Sokaklara dökülen insanlar bugüne kadar tüm bu yaşananları doğru okudu. Uzun zamandır gergin. Bir kıvılcım bekledi.Taksim Gezi Parkı meselesi bardağı taşıran son damla oldu. Dizginlenemeyen tepkiler faş etti. Görmek istemeyen gözlere.

Asıl olan millet, halktır. İktidar milletin vekilidir. Gazete köşelerinde mürekkep yalamışların başbakana yalvaran bir üslupla seslenmesi, halk, millet sevgisinden değildir. Şarampole yuvarlanmaya başlayan arabanın sürücüsüne duyulan sevginin tezahürüdür. Halka ve millete duyulan sevgi bu şekilde değildir. Yakarmaların nedeni özel tasaları.

İnsanların istediği, iradelerine sarsılmaz saygı duyulmasıdır. Kendi hayatları ile ilgili her kararın içinde olmak istiyor.

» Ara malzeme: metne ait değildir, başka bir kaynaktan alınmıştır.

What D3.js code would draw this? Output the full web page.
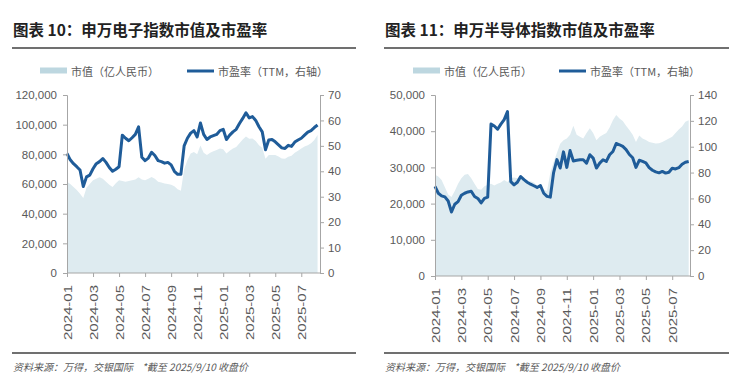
<!DOCTYPE html>
<html>
<head>
<meta charset="utf-8">
<script src="https://cdn.jsdelivr.net/npm/d3@7/dist/d3.min.js"></script>
<style>
  html, body { margin: 0; padding: 0; background: #fff; }
  svg { display: block; }
  text { white-space: pre; }
</style>
</head>
<body>
<svg id="chart" width="729" height="383"></svg>
<script>
// ---------------- DATA (weekly readings, Jan-2024 .. 10-Sep-2025) ----------------
const tickLabels = ["2024-01","2024-03","2024-05","2024-07","2024-09","2024-11","2025-01","2025-03","2025-05","2025-07"];
const tickIndex  = [0, 8, 16, 24, 32, 40, 48, 56, 64, 72];

// 图表10 申万电子指数
const elecMktCap = [61500,60000,58000,56000,53500,50500,57500,60000,62500,63500,
  64500,63500,61500,59500,58000,60500,62500,62000,61500,62000,
  62500,63000,64500,63000,62500,63500,64800,63500,61500,61000,
  60300,60000,59500,58500,56500,55500,70000,76000,80500,81500,
  80000,86000,81000,79500,81000,82000,83000,84000,83500,80500,
  82500,84000,85000,87400,90000,92000,90500,90700,89000,86200,
  84500,77000,79500,79500,79500,78500,77200,77000,78400,79000,
  81000,82500,84000,85200,86200,87500,89600,93000];
const elecPE = [47.0,44.5,43.0,41.8,40.5,34.0,37.8,38.5,41.0,43.0,
  43.8,45.0,43.5,41.5,40.0,40.8,41.8,54.2,53.0,52.0,
  53.2,54.5,57.5,45.5,44.2,45.2,47.5,46.2,44.2,43.8,
  43.2,43.5,42.5,40.0,38.8,38.8,50.0,53.0,55.0,56.0,
  53.5,59.0,54.5,52.5,53.5,54.0,54.5,56.0,56.5,52.5,
  54.2,55.5,56.5,58.8,60.8,63.0,61.0,61.5,60.0,57.5,
  55.5,48.5,52.3,52.5,51.6,50.4,49.2,49.0,50.2,49.8,
  51.5,52.3,53.0,54.2,55.4,56.0,57.2,58.2];

// 图表11 申万半导体指数
const semiMktCap = [28000,27500,26500,24500,22500,21800,23500,25500,27000,28000,
  28200,27000,25500,24000,23800,24800,25200,25500,25000,25500,
  25800,26500,26000,27000,27200,27000,27500,26500,26000,26200,
  25800,25000,24500,23800,23500,28500,31500,34000,36500,37500,
  38000,39000,41500,39000,38500,38000,39500,40800,39500,37500,
  38500,39000,39500,41000,43000,44500,43500,42800,41500,40300,
  39000,37000,38800,38000,37600,37000,36800,36600,36700,37000,
  37500,38000,38500,39500,40500,41300,42600,43000];
const semiPE = [69.4,64.0,62.0,61.2,58.0,49.5,55.5,57.5,62.5,64.0,
  65.0,65.5,61.5,60.0,56.5,60.0,61.0,117.5,116.0,113.5,
  117.5,121.0,127.2,73.0,70.5,72.5,77.0,74.5,72.5,71.0,
  69.8,68.5,70.0,64.0,61.6,61.0,80.0,90.0,83.5,96.0,
  84.0,97.0,89.0,89.5,89.9,89.9,87.3,93.8,91.2,83.5,
  87.3,89.9,88.6,93.8,96.3,102.5,101.5,100.2,97.8,94.0,
  91.5,84.0,89.5,88.6,87.5,83.8,81.8,80.5,79.8,80.9,
  79.6,80.2,83.3,82.8,83.8,86.5,88.0,88.6];

const titles = ["图表 10：申万电子指数市值及市盈率", "图表 11：申万半导体指数市值及市盈率"];
const legendArea = "市值（亿人民币）";
const legendLine = "市盈率（TTM，右轴）";
const footerText = "资料来源：万得，交银国际    *截至 2025/9/10 收盘价";

// ---------------- STYLE ----------------
const AREA = "#deebf0", AREA_SW = "#bdd7e0", LINE = "#1f5c99";
const AXIS = "#a6a6a6", TXT = "#595959";
const NUM_FONT = "'Liberation Sans', Arial, sans-serif";
const CJK_FONT = "'Noto Sans CJK SC', sans-serif";

const svg = d3.select("#chart");

// stretch a text to a target width by letter spacing
function fit(sel, target) {
  const n = sel.text().length;
  const w = sel.node().getComputedTextLength();
  if (n > 1 && w < target) sel.attr("letter-spacing", ((target - w) / (n - 1)).toFixed(2));
  return sel;
}

const panels = [
  { title: titles[0], cap: elecMktCap, pe: elecPE,
    x0: 67, x1: 320, yTop: 95, yBot: 273, xEnd: 77.75,
    capMax: 120000, capStep: 20000, peMax: 70, peStep: 10,
    ruleX0: 12, ruleX1: 356, swA: 40, swL: 187 },
  { title: titles[1], cap: semiMktCap, pe: semiPE,
    x0: 435, x1: 690, yTop: 95, yBot: 276, xEnd: 77.4,
    capMax: 50000, capStep: 10000, peMax: 140, peStep: 20,
    ruleX0: 384, ruleX1: 729, swA: 413, swL: 559 }
];

panels.forEach(p => {
  const g = svg.append("g");

  // title
  g.append("text").attr("x", p.ruleX0 + 1).attr("y", 36)
    .attr("font-family", CJK_FONT).attr("font-weight", "bold")
    .attr("font-size", 15.5).attr("fill", "#222").text(p.title);
  g.append("line").attr("x1", p.ruleX0).attr("x2", p.ruleX1)
    .attr("y1", 48).attr("y2", 48).attr("stroke", "#404040").attr("stroke-width", 1.6);

  // legend
  g.append("rect").attr("x", p.swA).attr("y", 67.5).attr("width", 27).attr("height", 6)
    .attr("fill", AREA_SW);
  fit(g.append("text").attr("x", p.swA + 31).attr("y", 71).attr("dominant-baseline", "central")
    .attr("font-family", CJK_FONT).attr("font-size", 11).attr("fill", TXT).text(legendArea), 87);
  g.append("line").attr("x1", p.swL).attr("x2", p.swL + 27).attr("y1", 71).attr("y2", 71)
    .attr("stroke", LINE).attr("stroke-width", 3);
  fit(g.append("text").attr("x", p.swL + 31).attr("y", 71).attr("dominant-baseline", "central")
    .attr("font-family", CJK_FONT).attr("font-size", 11).attr("fill", TXT).text(legendLine), 109);

  // scales
  const x = d3.scaleLinear().domain([0, p.xEnd]).range([p.x0, p.x1]);
  const yL = d3.scaleLinear().domain([0, p.capMax]).range([p.yBot, p.yTop]);
  const yR = d3.scaleLinear().domain([0, p.peMax]).range([p.yBot, p.yTop]);

  // area (market cap)
  g.append("path").datum(p.cap)
    .attr("d", d3.area().x((d, i) => x(i)).y0(p.yBot).y1(d => yL(d)))
    .attr("fill", AREA);

  // PE line
  g.append("path").datum(p.pe)
    .attr("d", d3.line().x((d, i) => x(i)).y(d => yR(d)))
    .attr("fill", "none").attr("stroke", LINE).attr("stroke-width", 3)
    .attr("stroke-linejoin", "round");

  // left axis
  const axL = g.append("g").attr("transform", `translate(${p.x0},0)`)
    .call(d3.axisLeft(yL).tickValues(d3.range(0, p.capMax + 1, p.capStep))
      .tickFormat(d3.format(",")).tickSizeOuter(0).tickSize(4).tickPadding(6));
  // right axis
  const axR = g.append("g").attr("transform", `translate(${p.x1},0)`)
    .call(d3.axisRight(yR).tickValues(d3.range(0, p.peMax + 1, p.peStep))
      .tickSizeOuter(0).tickSize(4).tickPadding(4));
  // bottom axis
  const axB = g.append("g").attr("transform", `translate(0,${p.yBot})`)
    .call(d3.axisBottom(x).tickValues(tickIndex)
      .tickFormat((d, i) => tickLabels[i]).tickSizeOuter(0).tickSize(4));

  [axL, axR, axB].forEach(a => {
    a.select(".domain").attr("stroke", AXIS);
    a.selectAll(".tick line").attr("stroke", AXIS);
    a.selectAll("text").attr("font-family", NUM_FONT).attr("font-size", 11.5).attr("fill", TXT);
  });
  axB.select(".domain").attr("d", `M${p.x0},0H${p.x1}`);

  axB.selectAll(".tick text")
    .attr("transform", "rotate(-90)")
    .attr("x", -12).attr("y", 0).attr("dy", null)
    .attr("text-anchor", "end").attr("dominant-baseline", "central")
    .attr("font-size", 11)
    .attr("textLength", 55).attr("lengthAdjust", "spacingAndGlyphs");

  // footer
  g.append("line").attr("x1", p.ruleX0).attr("x2", p.ruleX1)
    .attr("y1", 353).attr("y2", 353).attr("stroke", "#404040").attr("stroke-width", 1.6);
  fit(g.append("text").attr("x", p.ruleX0 + 1).attr("y", 371)
    .attr("font-family", CJK_FONT).attr("font-style", "italic")
    .attr("font-size", 10).attr("fill", TXT).text(footerText), 235);
});
</script>
</body>
</html>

Arkaik siyaset yöntemleriyle idare edilmek istemiyor. Aklın yüzyılı olan 21.yüzyılda akıllarıyla alay edilmesini istemiyor. Hiç kimse tarafından terbiye edilme, yola getirilme ve bir takım kalıpların içine sokulmak istemiyor.

Teknoloji ile kocaman modern bir köye dönüşen dünyada sınırları kaldırmak istiyor. Yerel motiflerle soslanmış dini, ahlaki ve milli değer satıcılığına maruz kalmak istemiyor.

Çeşitli ihtiyaçlarını kendileri rahatlıkla bulabileceklerinin anlaşılmasını istiyor.

İmkânlara sahip gençlerin bizim aklımıza değil, biz kocamışların onların aklına ihtiyacı vardır.

Onlar bizim göremeyeceğimiz geleceğin Türkiye’sinde yaşayacaklar.